Recorded data »
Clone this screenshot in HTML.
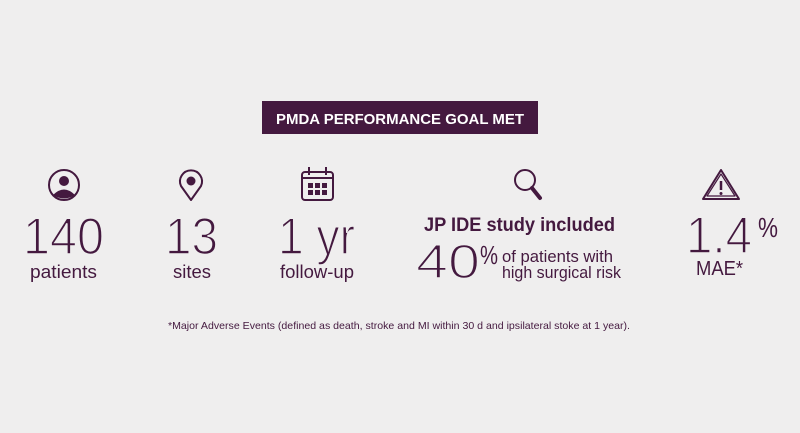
<!DOCTYPE html>
<html><head><meta charset="utf-8"><style>
html,body{margin:0;padding:0;background:#efeeee;}
svg{display:block}
text{font-family:"Liberation Sans",sans-serif;fill:#44193f}
.thin{stroke:#efeeee;stroke-width:1.6px}
</style></head><body>
<svg width="800" height="433" viewBox="0 0 800 433">
<rect width="800" height="433" fill="#efeeee"/>
<rect x="262" y="101" width="276" height="33" fill="#44193f"/>
<text x="400" y="124" text-anchor="middle" font-size="15" font-weight="bold" style="fill:#fff" textLength="248" lengthAdjust="spacingAndGlyphs">PMDA PERFORMANCE GOAL MET</text>

<circle cx="64" cy="185" r="15" fill="none" stroke="#44193f" stroke-width="2"/>
<circle cx="64" cy="181" r="5" fill="#44193f"/>
<path d="M53 195 Q64 184 75 195 Q64 202 53 195Z" fill="#44193f"/>
<path d="M191 200 L181 186 A11 11 0 1 1 201 186 Z" fill="none" stroke="#44193f" stroke-width="2" stroke-linejoin="round"/>
<circle cx="191" cy="181" r="4.5" fill="#44193f"/>
<rect x="302" y="172" width="31" height="28" rx="3" fill="none" stroke="#44193f" stroke-width="2"/>
<line x1="302" y1="178" x2="333" y2="178" stroke="#44193f" stroke-width="2"/>
<line x1="309" y1="167" x2="309" y2="175" stroke="#44193f" stroke-width="2"/>
<line x1="326" y1="167" x2="326" y2="175" stroke="#44193f" stroke-width="2"/>
<g fill="#44193f"><rect x="308" y="183" width="5" height="5"/><rect x="315" y="183" width="5" height="5"/><rect x="322" y="183" width="5" height="5"/><rect x="308" y="190" width="5" height="5"/><rect x="315" y="190" width="5" height="5"/><rect x="322" y="190" width="5" height="5"/></g>
<circle cx="525" cy="180" r="10" fill="none" stroke="#44193f" stroke-width="2"/>
<line x1="532" y1="188" x2="540" y2="198" stroke="#44193f" stroke-width="4" stroke-linecap="round"/>
<path d="M721 170 L739 199 L703 199 Z" fill="none" stroke="#44193f" stroke-width="2" stroke-linejoin="round"/>
<path d="M721 174 L735 196 L707 196 Z" fill="none" stroke="#44193f" stroke-width="1.2" stroke-linejoin="round"/>
<line x1="721" y1="181" x2="721" y2="190" stroke="#44193f" stroke-width="2.5"/>
<circle cx="721" cy="193.5" r="1.5" fill="#44193f"/>

<text class="thin" x="23" y="254" font-size="52" textLength="81" lengthAdjust="spacingAndGlyphs">140</text>
<text x="30" y="278" font-size="18" textLength="67" lengthAdjust="spacingAndGlyphs">patients</text>
<text class="thin" x="165" y="254" font-size="52" textLength="53" lengthAdjust="spacingAndGlyphs">13</text>
<text x="173" y="278" font-size="18" textLength="38" lengthAdjust="spacingAndGlyphs">sites</text>
<text class="thin" x="278" y="254" font-size="52" textLength="77" lengthAdjust="spacingAndGlyphs">1 yr</text>
<text x="280" y="278" font-size="18" textLength="74" lengthAdjust="spacingAndGlyphs">follow-up</text>

<text x="424" y="231" font-size="19" font-weight="bold" textLength="191" lengthAdjust="spacingAndGlyphs">JP IDE study included</text>
<text class="thin" x="416" y="278" font-size="48" textLength="64" lengthAdjust="spacingAndGlyphs">40</text>
<text x="480" y="264" font-size="26" textLength="18" lengthAdjust="spacingAndGlyphs">%</text>
<text x="502" y="262" font-size="17" textLength="111" lengthAdjust="spacingAndGlyphs">of patients with</text>
<text x="502" y="278" font-size="17" textLength="119" lengthAdjust="spacingAndGlyphs">high surgical risk</text>

<text class="thin" x="686" y="253" font-size="52" textLength="66" lengthAdjust="spacingAndGlyphs">1.4</text>
<text x="758" y="237" font-size="28" textLength="20" lengthAdjust="spacingAndGlyphs">%</text>
<text x="696" y="275" font-size="20" textLength="47" lengthAdjust="spacingAndGlyphs">MAE*</text>

<text x="168" y="329" font-size="10.5" textLength="462" lengthAdjust="spacingAndGlyphs">*Major Adverse Events (defined as death, stroke and MI within 30 d and ipsilateral stoke at 1 year).</text>
</svg>
</body></html>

Request » Starting at the first line of the material, output exactly the lines up to and including the one with "PERFORMANCE GOAL MET</text>". Do not include the pictures.

Answer below »
Clone this screenshot in HTML.
<!DOCTYPE html>
<html><head><meta charset="utf-8"><style>
html,body{margin:0;padding:0;background:#efeeee;}
svg{display:block}
text{font-family:"Liberation Sans",sans-serif;fill:#44193f}
.thin{stroke:#efeeee;stroke-width:1.6px}
</style></head><body>
<svg width="800" height="433" viewBox="0 0 800 433">
<rect width="800" height="433" fill="#efeeee"/>
<rect x="262" y="101" width="276" height="33" fill="#44193f"/>
<text x="400" y="124" text-anchor="middle" font-size="15" font-weight="bold" style="fill:#fff" textLength="248" lengthAdjust="spacingAndGlyphs">PMDA PERFORMANCE GOAL MET</text>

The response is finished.